INSTRUCTIONS FOR THE TASK
Locate each line with the string "this" in the listing below and copy it.

EXCERPTED RECORDS
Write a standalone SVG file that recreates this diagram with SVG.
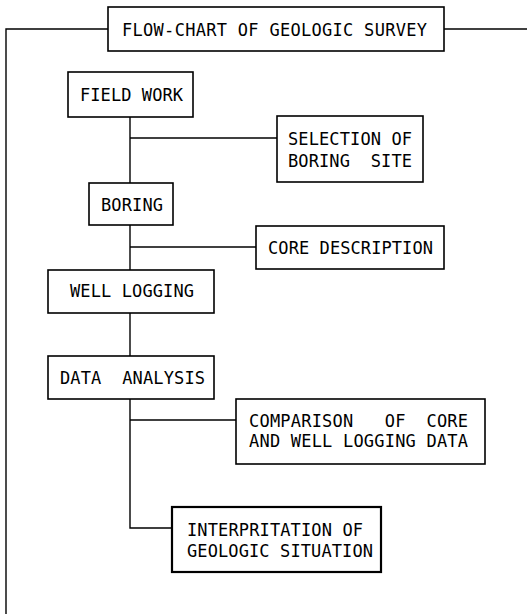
<svg xmlns="http://www.w3.org/2000/svg" width="527" height="614" viewBox="0 0 527 614">
<style>
.box{fill:#fff;stroke:#000;stroke-width:1.6}
.thick{stroke-width:2.2}
.ln{fill:none;stroke:#000;stroke-width:1.4}
.t{font-family:"DejaVu Sans Mono","Liberation Mono",monospace;font-size:17px;fill:#000;white-space:pre}
</style>
<rect width="527" height="614" fill="#fff"/>
<g id="connectors">
<path class="ln" d="M108 29 H6 V614"/>
<path class="ln" d="M444 29 H527"/>
<path class="ln" d="M130 117 V183"/>
<path class="ln" d="M130 138 H277"/>
<path class="ln" d="M130 225 V270"/>
<path class="ln" d="M130 247 H256"/>
<path class="ln" d="M130 313 V356"/>
<path class="ln" d="M130 399 V528 H172"/>
<path class="ln" d="M130 420 H236"/>
</g>
<g id="title">
<rect class="box" x="108" y="7" width="336" height="44"/>
<text class="t" x="122" y="36" textLength="305" lengthAdjust="spacing">FLOW-CHART OF GEOLOGIC SURVEY</text>
</g>
<g id="field-work">
<rect class="box" x="68" y="72" width="125" height="45"/>
<text class="t" x="80" y="101" textLength="103" lengthAdjust="spacing">FIELD WORK</text>
</g>
<g id="selection">
<rect class="box" x="277" y="116" width="146" height="66"/>
<text class="t" x="288" y="145" textLength="124" lengthAdjust="spacing">SELECTION OF</text>
<text class="t" x="288" y="167" textLength="124" lengthAdjust="spacing">BORING  SITE</text>
</g>
<g id="boring">
<rect class="box" x="89" y="183" width="84" height="42"/>
<text class="t" x="101" y="211" textLength="62" lengthAdjust="spacing">BORING</text>
</g>
<g id="core-description">
<rect class="box" x="256" y="226" width="188" height="43"/>
<text class="t" x="268" y="254" textLength="165" lengthAdjust="spacing">CORE DESCRIPTION</text>
</g>
<g id="well-logging">
<rect class="box" x="48" y="270" width="166" height="43"/>
<text class="t" x="70" y="297" textLength="124" lengthAdjust="spacing">WELL LOGGING</text>
</g>
<g id="data-analysis">
<rect class="box" x="48" y="356" width="166" height="43"/>
<text class="t" x="60" y="384" textLength="145" lengthAdjust="spacing">DATA  ANALYSIS</text>
</g>
<g id="comparison">
<rect class="box" x="236" y="399" width="249" height="65"/>
<text class="t" x="249" y="426.5" textLength="219" lengthAdjust="spacing">COMPARISON   OF  CORE</text>
<text class="t" x="249" y="447" textLength="219" lengthAdjust="spacing">AND WELL LOGGING DATA</text>
</g>
<g id="interpretation">
<rect class="box thick" x="172" y="507" width="209" height="65"/>
<text class="t" x="187" y="535.5" textLength="176" lengthAdjust="spacing">INTERPRITATION OF</text>
<text class="t" x="187" y="556.5" textLength="186" lengthAdjust="spacing">GEOLOGIC SITUATION</text>
</g>
</svg>
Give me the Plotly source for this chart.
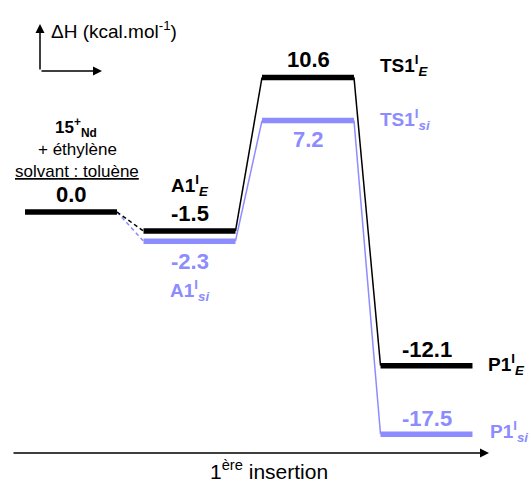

ANSWER FOR THE TASK
Write a standalone SVG file that recreates this diagram with SVG.
Give me the Plotly source for this chart.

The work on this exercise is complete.